* **Your task**:
Omit all pictures, then retype the data exactly as given.

* **Raw data**:

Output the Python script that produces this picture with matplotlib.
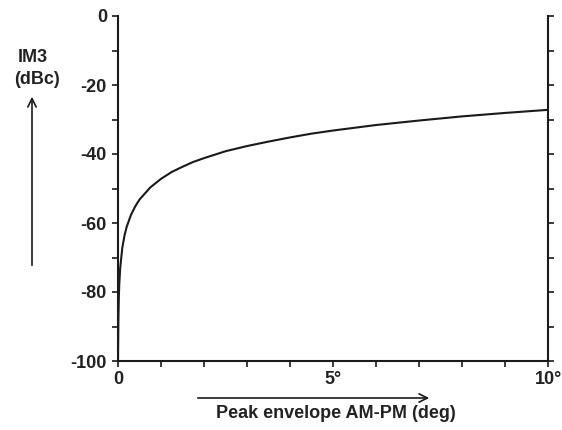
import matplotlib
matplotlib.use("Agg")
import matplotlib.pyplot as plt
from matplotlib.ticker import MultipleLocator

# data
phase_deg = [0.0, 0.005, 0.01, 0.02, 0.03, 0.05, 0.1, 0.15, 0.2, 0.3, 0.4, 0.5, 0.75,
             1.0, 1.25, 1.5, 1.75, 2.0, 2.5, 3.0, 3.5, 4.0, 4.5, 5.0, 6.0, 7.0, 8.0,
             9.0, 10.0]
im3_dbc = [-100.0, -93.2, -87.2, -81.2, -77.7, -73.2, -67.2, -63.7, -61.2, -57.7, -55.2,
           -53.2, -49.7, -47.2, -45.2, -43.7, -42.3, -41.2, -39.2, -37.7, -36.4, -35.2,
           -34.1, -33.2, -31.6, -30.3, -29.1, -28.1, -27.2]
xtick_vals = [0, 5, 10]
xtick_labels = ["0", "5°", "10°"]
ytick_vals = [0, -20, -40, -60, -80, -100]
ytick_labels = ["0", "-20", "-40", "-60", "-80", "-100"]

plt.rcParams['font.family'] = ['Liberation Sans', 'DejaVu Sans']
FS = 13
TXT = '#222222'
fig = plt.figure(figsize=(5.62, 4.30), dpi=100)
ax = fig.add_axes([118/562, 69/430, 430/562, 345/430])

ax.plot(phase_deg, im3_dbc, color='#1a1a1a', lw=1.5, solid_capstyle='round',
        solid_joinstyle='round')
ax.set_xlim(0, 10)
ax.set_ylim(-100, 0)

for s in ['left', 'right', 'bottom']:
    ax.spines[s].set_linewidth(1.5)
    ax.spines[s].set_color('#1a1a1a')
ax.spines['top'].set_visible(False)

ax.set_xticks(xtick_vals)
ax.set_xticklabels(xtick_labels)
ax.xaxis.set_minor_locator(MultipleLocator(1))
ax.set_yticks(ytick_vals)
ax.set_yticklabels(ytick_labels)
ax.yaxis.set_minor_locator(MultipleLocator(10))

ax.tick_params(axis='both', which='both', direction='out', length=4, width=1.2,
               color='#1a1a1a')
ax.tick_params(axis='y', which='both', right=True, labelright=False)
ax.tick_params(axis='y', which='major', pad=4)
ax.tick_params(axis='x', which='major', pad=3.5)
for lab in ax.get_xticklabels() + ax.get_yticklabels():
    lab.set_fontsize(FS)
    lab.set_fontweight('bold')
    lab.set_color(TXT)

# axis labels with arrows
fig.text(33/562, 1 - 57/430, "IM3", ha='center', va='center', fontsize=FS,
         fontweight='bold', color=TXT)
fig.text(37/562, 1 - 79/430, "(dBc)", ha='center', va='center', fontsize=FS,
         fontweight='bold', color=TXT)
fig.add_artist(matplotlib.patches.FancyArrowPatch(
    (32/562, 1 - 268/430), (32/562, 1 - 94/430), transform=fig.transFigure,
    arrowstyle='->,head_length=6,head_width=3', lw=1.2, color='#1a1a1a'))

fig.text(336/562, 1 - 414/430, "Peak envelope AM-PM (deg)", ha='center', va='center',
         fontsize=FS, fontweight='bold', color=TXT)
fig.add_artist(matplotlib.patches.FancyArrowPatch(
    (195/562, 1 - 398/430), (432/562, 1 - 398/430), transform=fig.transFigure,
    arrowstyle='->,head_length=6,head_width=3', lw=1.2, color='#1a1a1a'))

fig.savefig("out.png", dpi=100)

* **Answer to the task**:
Output the Python script that produces this picture with matplotlib.
import matplotlib
matplotlib.use("Agg")
import matplotlib.pyplot as plt
from matplotlib.ticker import MultipleLocator

# data
phase_deg = [0.0, 0.005, 0.01, 0.02, 0.03, 0.05, 0.1, 0.15, 0.2, 0.3, 0.4, 0.5, 0.75,
             1.0, 1.25, 1.5, 1.75, 2.0, 2.5, 3.0, 3.5, 4.0, 4.5, 5.0, 6.0, 7.0, 8.0,
             9.0, 10.0]
im3_dbc = [-100.0, -93.2, -87.2, -81.2, -77.7, -73.2, -67.2, -63.7, -61.2, -57.7, -55.2,
           -53.2, -49.7, -47.2, -45.2, -43.7, -42.3, -41.2, -39.2, -37.7, -36.4, -35.2,
           -34.1, -33.2, -31.6, -30.3, -29.1, -28.1, -27.2]
xtick_vals = [0, 5, 10]
xtick_labels = ["0", "5°", "10°"]
ytick_vals = [0, -20, -40, -60, -80, -100]
ytick_labels = ["0", "-20", "-40", "-60", "-80", "-100"]

plt.rcParams['font.family'] = ['Liberation Sans', 'DejaVu Sans']
FS = 13
TXT = '#222222'
fig = plt.figure(figsize=(5.62, 4.30), dpi=100)
ax = fig.add_axes([118/562, 69/430, 430/562, 345/430])

ax.plot(phase_deg, im3_dbc, color='#1a1a1a', lw=1.5, solid_capstyle='round',
        solid_joinstyle='round')
ax.set_xlim(0, 10)
ax.set_ylim(-100, 0)

for s in ['left', 'right', 'bottom']:
    ax.spines[s].set_linewidth(1.5)
    ax.spines[s].set_color('#1a1a1a')
ax.spines['top'].set_visible(False)

ax.set_xticks(xtick_vals)
ax.set_xticklabels(xtick_labels)
ax.xaxis.set_minor_locator(MultipleLocator(1))
ax.set_yticks(ytick_vals)
ax.set_yticklabels(ytick_labels)
ax.yaxis.set_minor_locator(MultipleLocator(10))

ax.tick_params(axis='both', which='both', direction='out', length=4, width=1.2,
               color='#1a1a1a')
ax.tick_params(axis='y', which='both', right=True, labelright=False)
ax.tick_params(axis='y', which='major', pad=4)
ax.tick_params(axis='x', which='major', pad=3.5)
for lab in ax.get_xticklabels() + ax.get_yticklabels():
    lab.set_fontsize(FS)
    lab.set_fontweight('bold')
    lab.set_color(TXT)

# axis labels with arrows
fig.text(33/562, 1 - 57/430, "IM3", ha='center', va='center', fontsize=FS,
         fontweight='bold', color=TXT)
fig.text(37/562, 1 - 79/430, "(dBc)", ha='center', va='center', fontsize=FS,
         fontweight='bold', color=TXT)
fig.add_artist(matplotlib.patches.FancyArrowPatch(
    (32/562, 1 - 268/430), (32/562, 1 - 94/430), transform=fig.transFigure,
    arrowstyle='->,head_length=6,head_width=3', lw=1.2, color='#1a1a1a'))

fig.text(336/562, 1 - 414/430, "Peak envelope AM-PM (deg)", ha='center', va='center',
         fontsize=FS, fontweight='bold', color=TXT)
fig.add_artist(matplotlib.patches.FancyArrowPatch(
    (195/562, 1 - 398/430), (432/562, 1 - 398/430), transform=fig.transFigure,
    arrowstyle='->,head_length=6,head_width=3', lw=1.2, color='#1a1a1a'))

fig.savefig("out.png", dpi=100)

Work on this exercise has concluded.